Following this successful shipment, in August 2022 we once again combined forces with SABIC to take the next big step required to further the development of blue ammonia supply chains. We employed the services of TÜV Rheinland, a leading independent testing, inspection and certification agency based in Germany, in order to obtain the world’s first independent certifications recognizing lower-carbon, ‘blue’ hydrogen and ammonia production, and announced our intention to produce up to 11 million tons per annum of blue ammonia by 2030.

Since achieving this important milestone, in early 2023 we shipped more of this now independently-certified lower-carbon ammonia to Japan, this time to Sodegaura Refinery for use in co-fired power generation, with technical support provided by Japan Oil Engineering Co (“JOE”). 
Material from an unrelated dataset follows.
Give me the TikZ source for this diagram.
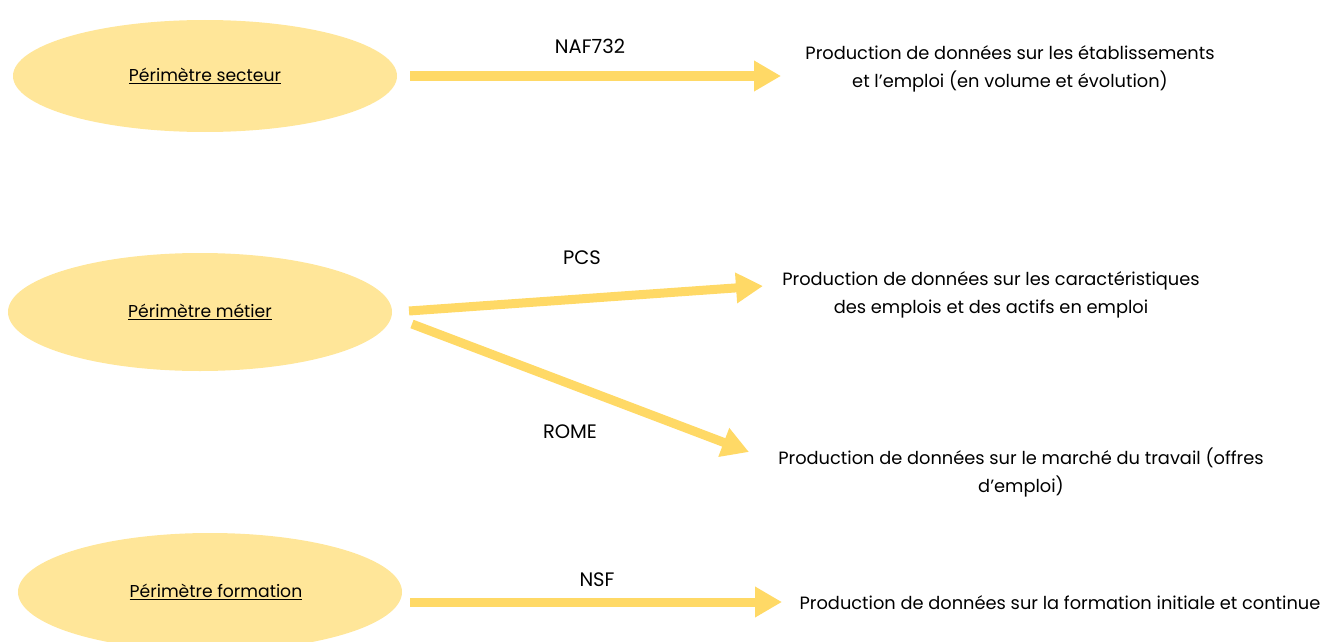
\documentclass[tikz,border=0pt]{standalone}
\usepackage{fontspec}
\setmainfont{Poppins}
\usetikzlibrary{shapes.geometric,arrows.meta}
\definecolor{ellfill}{HTML}{FFE699}
\definecolor{arrcol}{HTML}{FFD966}
\tikzset{
  perim/.style={ellipse, fill=ellfill, draw=none, minimum width=384pt, minimum height=112pt, inner sep=0pt, font=\fontsize{17.2}{20}\selectfont},
  flow/.style={draw=arrcol, line width=9pt, -{Triangle[length=27pt,width=29pt]}},
  lbl/.style={font=\fontsize{19.5}{22}\selectfont, inner sep=0pt},
  res/.style={align=center, font=\fontsize{17.8}{28}\selectfont, inner sep=0pt}
}
\begin{document}
\begin{tikzpicture}[x=1pt,y=-1pt]
\useasboundingbox (0,0) rectangle (1322,642);
\node[perim] (e1) at (205,76) {\underline{Périmètre secteur}};
\node[perim, minimum height=118pt] (e2) at (200,312) {\underline{Périmètre métier}};
\node[perim, minimum height=118pt] (e3) at (210,592) {\hspace*{12pt}\underline{Périmètre formation}};

\node[res] (r1) at (1010,69) {Production de données sur les établissements\\et l’emploi (en volume et évolution)};
\node[res] (r2) at (991,295) {Production de données sur les caractéristiques\\des emplois et des actifs en emploi};
\node[res] (r3) at (1021,472) {Production de données sur le marché du travail (offres\\d’emploi)};
\node[res] (r4) at (1060,603) {Production de données sur la formation initiale et continue};

\coordinate (a1s) at (410,76);
\coordinate (a1e) at (781,76);
\coordinate (a2s) at (409,311);
\coordinate (a2e) at (763,286);
\coordinate (a3s) at (412,324);
\coordinate (a3e) at (749,452);
\coordinate (a4s) at (410,602);
\coordinate (a4e) at (782,602);

\draw[flow] (a1s) -- (a1e);
\draw[flow] (a2s) -- (a2e);
\draw[flow] (a3s) -- (a3e);
\draw[flow] (a4s) -- (a4e);

\node[lbl] (l1) at (590,46) {NAF732};
\node[lbl] (l2) at (582,258) {PCS};
\node[lbl] (l3) at (570,432) {ROME};
\node[lbl] (l4) at (597,580) {NSF};
\end{tikzpicture}
\end{document}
These pilot projects are just a couple of the many initiatives that will help Japan realize its ultimate ambition of becoming a lower-carbon society and, according to the IEEJ, about 10% of power generation in Japan could one day be fueled by blue ammonia. 

Hydrogen as a transportation fuel

Hydrogen, ammonia, and fuel cell technologies also have impressive potential as lower-carbon transport solutions for the future. 

In 2019, Aramco established the first hydrogen fueling station in Saudi Arabia for the use of our test fleet, whilst countries such as Japan, China and South Korea are also investing in hydrogen-charging stations and infrastructures. This increasing demand for hydrogen helps demonstrate the importance of our ability to transport it around the globe at considerably lower cost.

Delivering new pathways to lower-carbon fuels

There are still challenges ahead, such as developing ways to convert a higher percentage of the hydrocarbon energy. And we need to work together with our partners around the world in order to establish the wider infrastructures and supply chains required for power generation and hydrogen-powered vehicles. 

However, it’s becoming clearer that converting natural gas into blue hydrogen could be key to generating affordable, reliable, and lower-carbon energy for everyone.